Der Schatzwalzer in der Bearbeitung von Anton Webern war in der Wiedergabe von Kopatchinskaja & Friends volkstümlicher, ein wenig derber, nicht ganz so entlarvend – aber nicht weniger bildhaft und virtuos hingedreht. Der Walzer für das gemeine Volk im Prater, das wohl schunkeln, aber kaum frei atmen durfte zu Lebzeiten des Schöpfers der Originalkomposition. Und das zielstrebig auf Nationalismus, Nazismus und – letztlich – Weltkrieg II hinsteuerte zu Lebzeiten des Bearbeiters.

Eröffnet wurde das Konzert am Donnerstag (12.8.) im Großen Saal des Mozarteums mit einem Amuse-Gueule auf Haubenniveau, dem Presto c-Moll Wq114/3 von Carl Philip Emanuel Bach in einer Bearbeitung von Patricia Kopatchinskaja, eine Art Pizzicato-Galopp im Pianissimo, der wundersam zu den Walzern gepasst hat.
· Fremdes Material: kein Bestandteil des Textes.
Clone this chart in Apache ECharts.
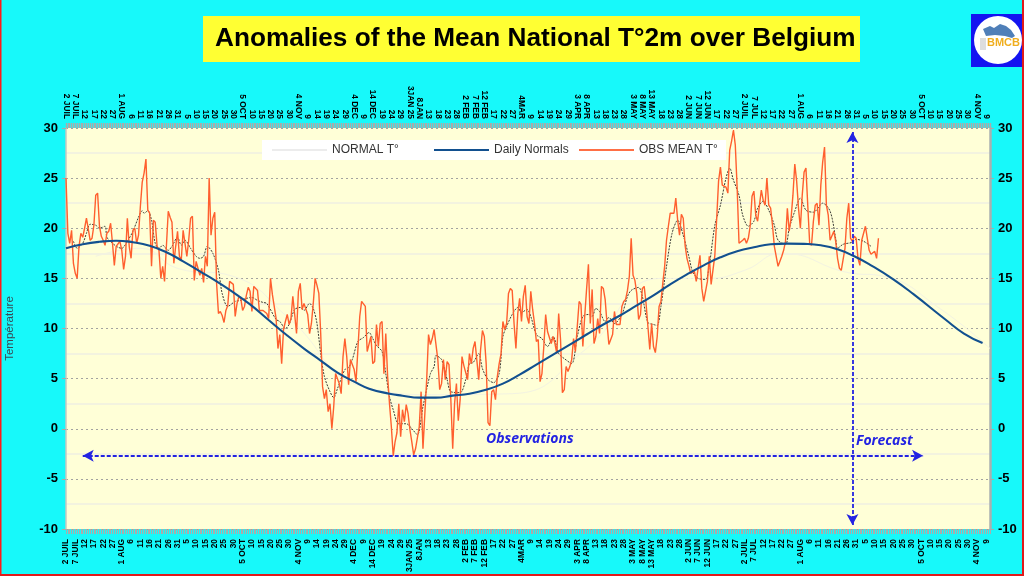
<!DOCTYPE html>
<html><head><meta charset="utf-8">
<style>html,body{margin:0;padding:0;background:#17F9FA}#c{width:1024px;height:576px}</style>
<script src="https://cdn.jsdelivr.net/npm/echarts@6/dist/echarts.min.js"></script>
</head><body><div id="c"></div>
<script>
const tickLabels = ["2 JUIL","7 JUIL","12","17","22","27","1 AUG","6","11","16","21","26","31","5","10","15","20","25","30","5 OCT","10","15","20","25","30","4 NOV","9","14","19","24","29","4 DEC","9","14 DEC","19","24","29","3JAN 25","8JAN","13","18","23","28","2 FEB","7 FEB","12 FEB","17","22","27","4MAR","9","14","19","24","29","3 APR","8 APR","13","18","23","28","3 MAY","8 MAY","13 MAY","18","23","28","2 JUN","7 JUN","12 JUN","17","22","27","2 JUIL","7 JUL","12","17","22","27","1 AUG","6","11","16","21","26","31","5","10","15","20","25","30","5 OCT","10","15","20","25","30","4 NOV","9"];
const DAY_COUNT = 498;

const obsSummer = [25,19.5,18.5,19.8,16.5,15.5,15,18.2,19.5,19.1,
20,21,21.1,18.8,19,20.3,23.3,23.5,20.2,19.2,
18.8,18.3,19.5,19.7,20.5,18.5,16.3,18.2,18.2,18.7,
17.8,15.9,17.2,21,18.2,17,19.8,20,18.5,19.3,
22.2,24.6,25.5,26.9,21.8,21.5,16.2,20.8,20.6,18.2,
17.8,15,16.2,14.7,18.2,21.7,21.1,20.6,16.5,18.2,
19.7,17.2,16.8,19.8,18.5,17.2,18.8,21,21.2,14.8,
16.7,16.7,15.3,16,14.6,17.2,16.2,25,19.3,21,
21.6,14.5,11.5,11.7,11.3,10.6,11.8,12.3,14.7,14.7,
14.4,11.2,12.5,13.2,13,11.8,12.2,13.3,14.1,13.7,
11.7,14.2,14.3,13.8,11.8,11.9,11.8,11.8,11.5,11,
15,13.4,13.3,11];
const obsWinter = [8,9.4,6.5,9.9,10.7,11.4,10.4,11,13.2,11.4,
9.5,13.7,14.5,11.9,12.5,12.6,11.4,9.5,10.5,12.5,
15,14.3,13.5,9.5,4.2,3,3.9,1.7,2.5,0,
2.2,5.5,5,4.5,3.5,7.2,9,7.2,4.4,6.9,
7,5.9,4.7,7.9,11.2,12.7,12.7,12.2,7.7,7.7,
9.2,6.5,6.7,10.4,8.2,10.5,10.7,5.5,9.5,5.2,
2.5,0.2,-2.7,-1.3,-0.4,2.5,-0.8,1.9,0.7,2.4,
1.5,-0.1,-1.3,-2.6,-2,-1.9,0.2,3.7,-2,-1.9,
4.9,9.4,8.4,9,9.9,10,6.9,3.9,4.5,6.9,
4.9,6.7,6.4,2.9,-2,2.5,4.5,0.8,2.9,7.2,
6.3,6.4,4.9,7.5,6.5,8,8.7,8.7,4.9];
const obsSpring = [7.9,9.8,9.2,6.5,0.6,0.3,3.7,3.9,2.9,5.2,
6.5,7.5,10.7,9.9,10.5,13.5,14,13.8,10.5,8,
11.5,13,10.7,13.2,14.3,11.2,10.5,13.7,11.9,10.5,
8.7,8.9,4.7,5.5,8.2,11.4,9.7,9.7,8.5,9.2,
8.5,7.5,11.5,8.9,3.6,3.9,6.2,5.7,6.2,6.9,
9,7.7,7.8,12.7,12.4,8.2,11.2,13.9,16.4,10.5,
13.9,8.5,9.2,11,9.5,14.2,14,12.9,10.5,8.4,
8.9,9.4,11.7,10.4,10.3,10.4,12.2,12.7,12.9,13.8,
15.2,19,15.3,14.8,13.5,10.9,11.4,14,14.2,12.5,
10.2,7.9,10.5,8.2,7.6,9.2,12.2,12.7,14.5,16.2,
18.8,20.2,21.5,21.6,21.5,23,20.8,19.3];
const obsNextSummer = [21.4,21,18.3,17,16.3,15.5,15.4,15.7,14.7,14.8,
17.3,14,12.7,12.7,14.7,17.2,14.4,14.3,17.3,21,
24.7,26.1,24.3,24.4,24.1,23.5,27.8,28.7,29.8,28.3,
24,18.5,18.5,18.8,19,18.5,19,20.2,23.2,23.7,
21.3,20.7,22.3,23.8,22.8,22.3,25,22.3,22,20.3,
18.2,17.2,16.2,16.7,17.2,17.8,18.7,22,19.7,21,
23.3,26.4,24.7,22,20,23.3,25.6,26,22.2,18.5,
18.3,20.7,22.3,22.5,20.3,24.3,26.6,28.1,22.3,21.3,
18.8,18.7,19.7,18.7,17,16,15.8,15.8,18,21,
22.5,19,18.7,19.2,19,17,16.3,18.8,18.7,20.2,
19,17.8,17.4,17.5,17.7,17,19];
const obsValues = [...obsSummer, ...obsWinter, ...obsSpring, ...obsNextSummer];

const trendDays = [4,6,9,11,13,16,18,21,22,25,28,30,33,36,39,41,42,44,46,48,50,52,55,57,60,62,64,67,70,72,74,76,79,82,84,87,91,94,97,100,103,106,108,113,
115,118,120,123,126,128,131,133,135,137,139,142,144,146,150,152,154,157,160,163,165,167,170,172,174,176,179,183,186,189,192,196,198,199,202,205,207,212,215,217,219,222,
224,227,230,233,235,237,240,243,245,248,250,253,256,259,262,265,268,272,275,278,281,283,285,287,290,292,295,299,302,304,308,310,313,316,318,320,323,326,329,
332,335,337,340,344,346,349,352,355,357,359,362,364,367,370,372,375,378,381,383,387,389,392,395,398,402,407,411,414,415,418,423,425,429,433];
const trendValues = [18.7,18,18.5,19.5,20.4,20.3,20,20.2,19.1,18.5,18.1,18,18.7,19.7,21.1,21.75,21.5,21.75,20.8,18.5,18,18.3,17.8,18.2,19.1,18.3,18.8,18,17.2,17,17.2,18.2,17.5,15.8,13.5,12.2,12.7,12.8,13,13.1,12.8,12.6,12.5,10.9,
10.7,10,10.4,11.9,12.1,11.8,12.5,12,10.5,7.5,5.2,3.7,3.1,4,5.9,6.1,6.9,8.7,9.1,9.6,9,8.3,7.7,5.5,3.2,1.9,0.5,0.5,0,-0.6,2.2,5.5,6.2,7.3,6.9,4.9,3.7,3.6,4.9,6.5,6.6,7.5,
6,4.9,4.6,5.5,9.2,10.2,11.4,12.1,11.6,11.9,11.2,9.4,9,8.2,9.2,7.5,7,6.5,9.2,11.2,11.4,11.2,12,11.7,10.7,11.1,10.5,11.4,13.2,13.8,14.1,13.2,10.6,10.4,10.3,12.2,16.2,19.5,20.8,
19.3,17.2,15.7,15,14.9,16.3,20.3,22.3,25,26,24.8,23.3,21.3,20.2,20.7,22,22.7,21.8,20.3,18.8,18.4,20,21.7,23,21.8,21.6,22.5,21.7,19,18,18.4,18.6,18.9,18.7,18.2];

const normalDays = [0,9,18,27,36,45,54,63,72,81,90,99,108,119,128,137,146,155,163,174,181,190,199,208,217,226,235,244,253,262,271,280,289,298,307,316,325,334,343,352,361,370,379,388,397,406,415,424,433,445,456,473,483,493];
const normalValues = [18,18.4,18.65,18.76,18.6,18.25,17.6,16.7,15.7,14.7,13.6,12.4,11,9.3,8,6.8,5.6,4.7,4,3.5,3.3,3.1,3.1,3.3,3.5,3.9,4.5,5.4,6.4,7.4,8.4,9.4,10.4,11.3,12.3,13.3,14.4,15.4,16.3,17.1,17.7,18.1,18.4,18.47,18.44,18.3,17.9,17.2,16.3,14.9,13.4,10.9,9.5,8.55];

const faintDays = [16,40,60,90,120,160,200,240,280,320,345,365,385,420,440,470,497];
const faintValues = [17.2,18,16,15.2,11,4.2,3.4,3.5,8,15,15,15.8,17.5,15.6,15.2,12,8];

const zip = (a, b) => a.map((d, i) => [d, b[i]]);
const categories = Array.from({length: DAY_COUNT}, (_, i) => i % 5 === 0 && tickLabels[i / 5] ? tickLabels[i / 5] : '');
const FONT = '"Liberation Sans", Arial, sans-serif';
const BLUE = '#2323E2';

const xAxisBase = (position, margin, tickWidth) => ({
  type: 'category', position, data: categories, boundaryGap: false,
  axisLine: {show: false, onZero: false},
  axisTick: {show: true, interval: 0, length: 5, lineStyle: {color: '#ababab', width: tickWidth}},
  axisLabel: {interval: 0, rotate: 90, margin, fontFamily: FONT, fontSize: 8.4, fontWeight: 'bold', color: '#000'},
  splitLine: {show: false}
});
const yAxisBase = (position, lineColor, lineWidth, weight) => ({
  type: 'value', position, min: -10, max: 30, interval: 5,
  axisLine: {show: true, onZero: false, lineStyle: {color: lineColor, width: lineWidth}},
  axisTick: {show: true, length: 4, lineStyle: {color: '#aaa'}},
  axisLabel: {fontFamily: FONT, fontSize: 13, fontWeight: weight, color: '#000', margin: 8}
});

const legendAt = (name, left) => ({
  data: [{name, icon: 'rect'}], left, top: 144, padding: 0, itemWidth: 55, itemHeight: 2, itemGap: 0,
  textStyle: {fontFamily: FONT, fontSize: 12, color: '#333'}, selectedMode: false
});

const chart = echarts.init(document.getElementById('c'), null, {renderer: 'canvas'});
chart.setOption({
  animation: false,
  backgroundColor: '#17F9FA',
  grid: {left: 66, right: 34, top: 128, bottom: 47, show: true, backgroundColor: '#FFFFD7', borderWidth: 0, outerBoundsMode: 'none', containLabel: false},
  legend: [legendAt('NORMAL T°', 272), legendAt('Daily Normals', 434), legendAt('OBS MEAN T°', 579)],
  xAxis: [xAxisBase('bottom', 10, 1), xAxisBase('top', 9, 1.4)],
  yAxis: [
    Object.assign(yAxisBase('left', '#c9c9c0', 1.5, 'bold'), {
      name: 'Température', nameLocation: 'middle', nameGap: 50, nameRotate: 90,
      nameTextStyle: {fontFamily: FONT, fontSize: 11.5, color: '#3a4a55'},
      splitLine: {show: true, lineStyle: {color: '#a3a3a0', type: [2, 3], width: 1}},
      minorTick: {show: false, splitNumber: 2},
      minorSplitLine: {show: true, lineStyle: {color: '#EFEFE2', width: 1.5}}
    }),
    Object.assign(yAxisBase('right', '#aab0b0', 2.5, 'bold'), {splitLine: {show: false}})
  ],
  series: [
    {name: 'NORMAL T°', type: 'line', data: zip(faintDays, faintValues), smooth: true, symbol: 'none', z: 2,
     lineStyle: {color: '#F3F3E2', width: 1}, itemStyle: {color: '#ECECEC'}},
    {name: 'trend', type: 'line', data: zip(trendDays, trendValues), smooth: 0.3, symbol: 'none', z: 3,
     lineStyle: {color: '#3c3c36', width: 1, type: [2, 1.2]}},
    {name: 'OBS MEAN T°', type: 'line', data: zip(obsValues.map((_, i) => i), obsValues), symbol: 'none', z: 4,
     lineStyle: {color: '#FF5F2E', width: 1.4}, itemStyle: {color: '#FF6F45'},
     markLine: {silent: true, animation: false, symbol: ['arrow', 'arrow'], symbolSize: [9, 11], label: {show: false},
       lineStyle: {color: BLUE, width: 1.8, type: [4, 2]}, itemStyle: {color: BLUE}, emphasis: {disabled: true},
       data: [
         [{coord: [9, -2.7]}, {coord: [461, -2.7]}],
         [{coord: [423.4, 29.6]}, {coord: [423.4, -9.6]}]
       ]}},
    {name: 'Daily Normals', type: 'line', data: zip(normalDays, normalValues), smooth: true, symbol: 'none', z: 5,
     lineStyle: {color: '#12508F', width: 2.1}, itemStyle: {color: '#12508F'}}
  ],
  graphic: [
    {type: 'rect', z: 3, shape: {x: 262, y: 140, width: 464, height: 20}, style: {fill: '#fff'}},
    {type: 'rect', z: 10, shape: {x: 203, y: 16, width: 657, height: 46}, style: {fill: '#FFFF33'}},
    {type: 'text', z: 11, x: 215, y: 39, style: {text: 'Anomalies of the Mean National T°2m over Belgium', fontFamily: FONT, fontSize: 26.2, fontWeight: 'bold', fill: '#000', verticalAlign: 'middle', textAlign: 'left'}},
    {type: 'text', z: 11, x: 486, y: 439, style: {text: 'Observations', fontFamily: '"Open Sans", sans-serif', fontSize: 14, fontWeight: 'bold', fontStyle: 'italic', fill: BLUE, verticalAlign: 'middle'}},
    {type: 'text', z: 11, x: 856, y: 441, style: {text: 'Forecast', fontFamily: '"Open Sans", sans-serif', fontSize: 14, fontWeight: 'bold', fontStyle: 'italic', fill: BLUE, verticalAlign: 'middle'}},
    {type: 'rect', z: 10, shape: {x: 971, y: 14, width: 51, height: 53}, style: {fill: '#1414F0'}},
    {type: 'circle', z: 11, shape: {cx: 998, cy: 40, r: 24}, style: {fill: '#fff'}},
    {type: 'polygon', z: 12, shape: {points: [[983,29],[990,26],[994,28],[1000,24],[1006,26],[1011,30],[1015,36],[1012,38],[1005,36],[995,35],[986,36]]}, style: {fill: '#4F7FB8'}},
    {type: 'text', z: 13, x: 987, y: 43, style: {text: 'BMCB', fontFamily: FONT, fontSize: 11, fontWeight: 'bold', fill: '#F0AE1E', verticalAlign: 'middle'}},
    {type: 'rect', z: 12, shape: {x: 980, y: 38, width: 6, height: 12}, style: {fill: '#ddd'}},
    {type: 'rect', z: 20, shape: {x: 0, y: 0, width: 1.5, height: 576}, style: {fill: '#FF1A1A'}},
    {type: 'rect', z: 20, shape: {x: 1022, y: 0, width: 2, height: 576}, style: {fill: '#E01A1A'}},
    {type: 'rect', z: 20, shape: {x: 0, y: 574, width: 1024, height: 2}, style: {fill: '#E01A1A'}}
  ]
});
</script></body></html>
Man hat sich auf die Zugabe einer solchen Miniatur oder, noch besser, eines weiteren Walzers gefreut. Ist aber nichts gekommen.

So endete das Konzert mit der eigentlichen Hauptsache, Schönbergs Pierrot lunaire, die musikantisch natürlich mitreißend – klangvoll, differentziert, rhythmisch pointiert – daher gekommen ist, aber komplett des Textes entbehrte. Patricia Kopatchinskaja gab als Rezitatorin einen liebenswürdigen Pierrot im netten Kostüm (weiß geschminkt sogar, heldenhaft angesichts der Hitze) mit ein paar netten Requisiten. Etwa der „dürren Dirne“ aus dem Galgenlied. Hübsche szenische und lichttechnische Effekte (Mond auf die Orgel projiziert oder Mondfleck auf den Mantel genäht) sind immer gut gemeint und bleiben immer simple Verdoppelung. Die Sprecherin Kopatchinskaja hat aber vor allem Sound geliefert, ein wenig sopranig-piepsig gekreischt. Vom Text ist so gut wie nichts angekommen. Was Pierrot lunaire natürlich ad absurdum führt. Macht aber fast gar nix. Die Walzer, mit der Geigerin Kopatchinskaja als Stimmführerin, bleiben in Erinnerung.